Hi Kevin, I faced the problem with “Last Run Status” – monitor for agent jobs. I Discovered all jobs for all SQL servers without a problem, instances for them was created and they are visible in “agent jobs view”. I noticed that for couple of jobs this monitoring not working – I see that job failed on SQL Server but monitor in SCOM stay healthy. There are any special circumstances for individual job that monitor change their state ?
Hi Kevin,
is there a possibility to change the warning into an Error?
Hi Kevin,
I have enabled SQL agent only monitoring.
Few agents are discovering MSSQL on windows agent job and they are healthy. Few agents are not discovering MSSQL on windows agent Job and nothing is displaying under MSSQL on windows agent job column.
Please assist here.
Hi Kevin,
We’ve noticed that agent jobs that are configured in contained availability groups are not discovered, which offcourse is due to the fact that the SQL agent of that contained availability group is not discovered.
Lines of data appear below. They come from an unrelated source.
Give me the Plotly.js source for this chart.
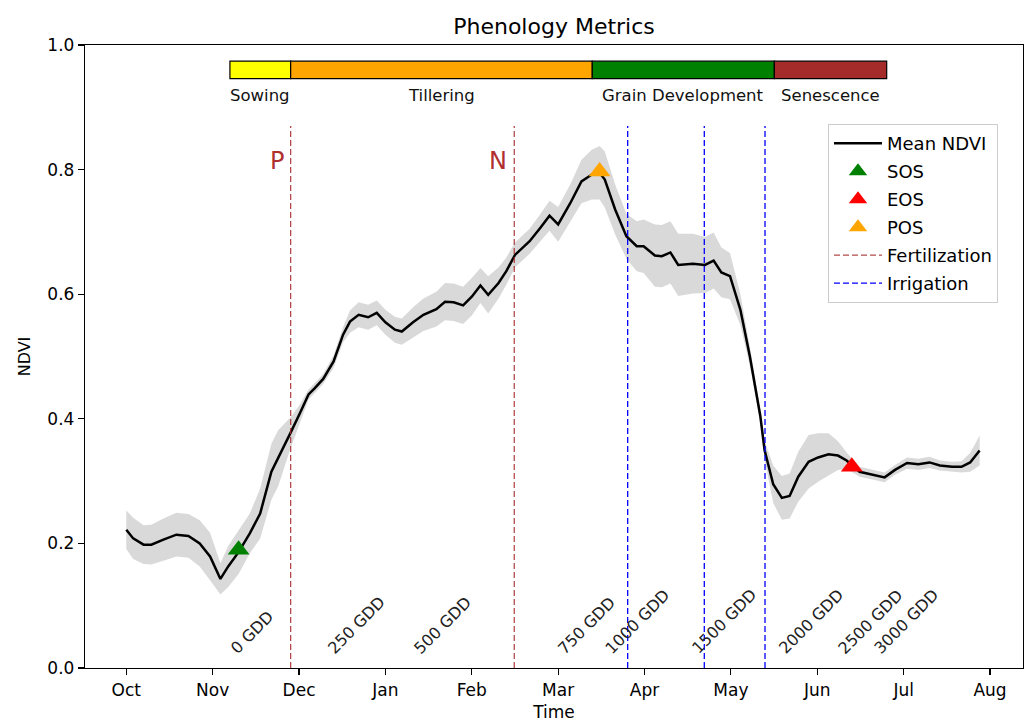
<!DOCTYPE html>
<html><head><meta charset="utf-8">
<script src="https://cdn.plot.ly/plotly-3.0.1.min.js"></script>
<style>html,body{margin:0;padding:0;background:#fff}#chart{width:1025px;height:722px}</style>
</head><body><div id="chart"></div>
<script>
// ---- data (x in months since October) ----
const monthLabels = ['Oct','Nov','Dec','Jan','Feb','Mar','Apr','May','Jun','Jul','Aug'];
const monthTicks = [0,1,2,3,4,5,6,7,8,9,10];

const timeMonths = [0.00,0.08,0.20,0.29,0.43,0.58,0.72,0.85,0.97,1.09,
  1.18,1.30,1.43,1.55,1.68,1.76,1.90,2.01,2.11,2.18,
  2.28,2.40,2.51,2.59,2.69,2.80,2.90,3.00,3.11,3.19,
  3.32,3.44,3.59,3.69,3.79,3.90,4.00,4.10,4.19,4.31,
  4.40,4.50,4.67,4.79,4.90,5.00,5.14,5.27,5.39,5.48,
  5.54,5.66,5.79,5.91,5.99,6.12,6.20,6.30,6.39,6.56,
  6.70,6.80,6.89,6.99,7.11,7.22,7.34,7.39,7.49,7.59,
  7.68,7.78,7.90,8.01,8.13,8.24,8.34,8.49,8.65,8.78,
  8.90,9.04,9.17,9.30,9.42,9.56,9.67,9.77,9.88];

const meanNDVI = [0.222,0.208,0.198,0.198,0.206,0.214,0.212,0.200,0.179,0.143,
  0.163,0.186,0.216,0.248,0.315,0.337,0.377,0.409,0.439,0.449,
  0.464,0.492,0.535,0.556,0.567,0.563,0.570,0.555,0.543,0.540,
  0.555,0.567,0.576,0.588,0.587,0.582,0.596,0.614,0.599,0.618,
  0.637,0.663,0.685,0.706,0.726,0.712,0.746,0.781,0.792,0.795,
  0.784,0.736,0.693,0.677,0.677,0.662,0.661,0.667,0.647,0.649,
  0.647,0.654,0.635,0.629,0.575,0.500,0.405,0.350,0.295,0.273,
  0.276,0.307,0.331,0.338,0.343,0.341,0.333,0.315,0.310,0.306,
  0.318,0.329,0.327,0.330,0.325,0.323,0.323,0.330,0.349];

const stdNDVI = [0.031,0.033,0.031,0.032,0.034,0.035,0.035,0.037,0.038,0.025,
  0.033,0.035,0.032,0.040,0.045,0.045,0.025,0.014,0.008,0.008,
  0.008,0.010,0.012,0.018,0.020,0.020,0.020,0.020,0.021,0.021,
  0.024,0.026,0.028,0.030,0.030,0.030,0.030,0.028,0.030,0.025,
  0.022,0.020,0.020,0.022,0.024,0.028,0.030,0.035,0.040,0.043,
  0.045,0.040,0.036,0.040,0.043,0.050,0.050,0.050,0.050,0.048,
  0.045,0.045,0.040,0.037,0.025,0.015,0.010,0.015,0.030,0.035,
  0.036,0.040,0.043,0.039,0.034,0.023,0.013,0.008,0.008,0.008,
  0.008,0.009,0.009,0.009,0.008,0.008,0.009,0.015,0.024];

const phenoNames = ['SOS','EOS','POS'];
const phenoTime = [1.30, 8.40, 5.48];
const phenoNDVI = [0.19, 0.323, 0.797];

const fertTime = [1.903, 4.492];
const fertLabels = ['P','N'];
const irrigTime = [5.805, 6.692, 7.395];

const stageNames = ['Sowing','Tillering','Grain Development','Senescence'];
const stageStart = [1.200, 1.903, 5.395, 7.503];
const stageEnd = [1.903, 5.395, 7.503, 8.804];

const gddLabels = ['0 GDD','250 GDD','500 GDD','750 GDD','1000 GDD','1500 GDD','2000 GDD','2500 GDD','3000 GDD'];
const gddTime = [1.20, 2.32, 3.32, 4.99, 5.54, 6.54, 7.55, 8.24, 8.65];

// ---- styling ----
const FONT = '"DejaVu Sans", "Liberation Sans", sans-serif';
const LINE_TOP = 0.87;
const phenoColors = ['green','red','orange'];
const stageColors = ['#ffff00','#ffa500','#008000','#a52a2a'];

const upper = meanNDVI.map((m,i)=>m+stdNDVI[i]);
const lower = meanNDVI.map((m,i)=>m-stdNDVI[i]);

function vlines(xs){
  const x=[], y=[];
  xs.forEach(v=>{x.push(v,v,null); y.push(0,LINE_TOP,null);});
  return {x,y};
}

const traces = [];
traces.push({x:timeMonths, y:upper, mode:'lines', line:{width:0,color:'rgba(128,128,128,0)'}, hoverinfo:'skip', showlegend:false});
traces.push({x:timeMonths, y:lower, mode:'lines', line:{width:0,color:'rgba(128,128,128,0)'}, fill:'tonexty', fillcolor:'rgba(128,128,128,0.3)', hoverinfo:'skip', showlegend:false});
traces.push({x:timeMonths, y:meanNDVI, mode:'lines', name:'Mean NDVI', line:{color:'black', width:2.5}, legendgroup:'g1', legendrank:1});
const fv = vlines(fertTime);
traces.push({x:fv.x, y:fv.y, mode:'lines', name:'Fertilization', line:{color:'rgba(165,42,42,0.85)', width:1.3, dash:'6px,3px'}, legendgroup:'g5', legendrank:5});
const iv = vlines(irrigTime);
traces.push({x:iv.x, y:iv.y, mode:'lines', name:'Irrigation', line:{color:'blue', width:1.3, dash:'6px,3px'}, legendgroup:'g6', legendrank:6});
phenoNames.forEach((n,i)=>{
  traces.push({x:[phenoTime[i]], y:[phenoNDVI[i]], mode:'markers', name:n,
    marker:{symbol:'triangle-up', size:19, color:phenoColors[i]}, legendgroup:'g'+(i+2), legendrank:i+2});
});
traces.push({type:'bar', orientation:'h', y:stageNames.map(()=>0.96), x:stageStart.map((s,i)=>stageEnd[i]-s),
  base:stageStart, width:0.028, marker:{color:stageColors, line:{color:'black', width:1.2}}, showlegend:false, hoverinfo:'skip'});

const annotations = [];
stageNames.forEach((n,i)=>{
  annotations.push({x:(stageStart[i]+stageEnd[i])/2, y:0.919, text:n, showarrow:false, xanchor:'center', yanchor:'middle',
    font:{family:FONT, size:16.5, color:'#111'}});
});
fertLabels.forEach((t,i)=>{
  annotations.push({x:fertTime[i], y:0.8145, text:t, showarrow:false, xanchor:'right', yanchor:'middle', xshift:-5,
    font:{family:FONT, size:24, color:'#b03030'}});
});
gddLabels.forEach((t,i)=>{
  annotations.push({x:gddTime[i], y:0.02, text:t, showarrow:false, textangle:-45, xanchor:'left', yanchor:'bottom',
    xshift:-6, yshift:-5, font:{family:FONT, size:16, color:'#222'}});
});

const axisCommon = {showgrid:false, zeroline:false, showline:true, mirror:true, linecolor:'black', linewidth:1.2,
  ticks:'outside', ticklen:6, tickwidth:1.2, tickcolor:'black', tickfont:{family:FONT, size:17, color:'black'}};

const layout = {
  width:1025, height:722,
  margin:{l:85, r:2, t:45, b:54},
  paper_bgcolor:'white', plot_bgcolor:'white',
  font:{family:FONT, color:'black'},
  title:{text:'Phenology Metrics', font:{family:FONT, size:22, color:'black'}, x:0.5, xref:'paper', xanchor:'center', y:1-26/722, yanchor:'middle'},
  xaxis:Object.assign({}, axisCommon, {range:[-0.478, 10.382], tickvals:monthTicks, ticktext:monthLabels,
    title:{text:'Time', font:{family:FONT, size:17, color:'black'}}}),
  yaxis:Object.assign({}, axisCommon, {range:[0,1], dtick:0.2, tick0:0, tickformat:'.1f', automargin:true,
    title:{text:'NDVI', font:{family:FONT, size:16, color:'black'}, standoff:12}}),
  showlegend:true,
  legend:{x:(828-85)/938, y:(668-124)/623, xanchor:'left', yanchor:'top', bordercolor:'#cccccc', borderwidth:1,
    bgcolor:'rgba(255,255,255,0.8)', font:{family:FONT, size:18, color:'black'}, tracegroupgap:1.6, itemwidth:48, traceorder:'grouped'},
  annotations:annotations,
  bargap:0
};

Plotly.newPlot('chart', traces, layout, {staticPlot:true, displayModeBar:false});
</script>
</body></html>
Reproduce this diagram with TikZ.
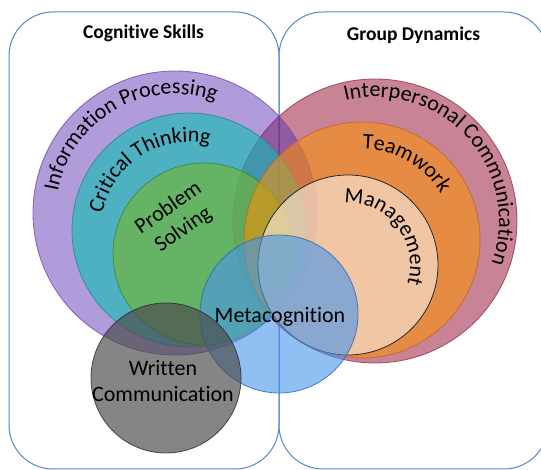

Have you found any workaround for this or perhaps have any insight if this is a feature that still needs to be added to the official MP?
Hi Kevin,
Job duration triggered an alert when the threshold was breached. The monitor is in unhealthy state also. After some time, the job for which the alert was triggered is not running now. But the monitor continues to be in unhealthy state. How is the workflow for the monitor to change its state to healthy.
Hi,
Do these alert monitors roll up the health status to the top of the distributed application, changing the health status of the entire tree?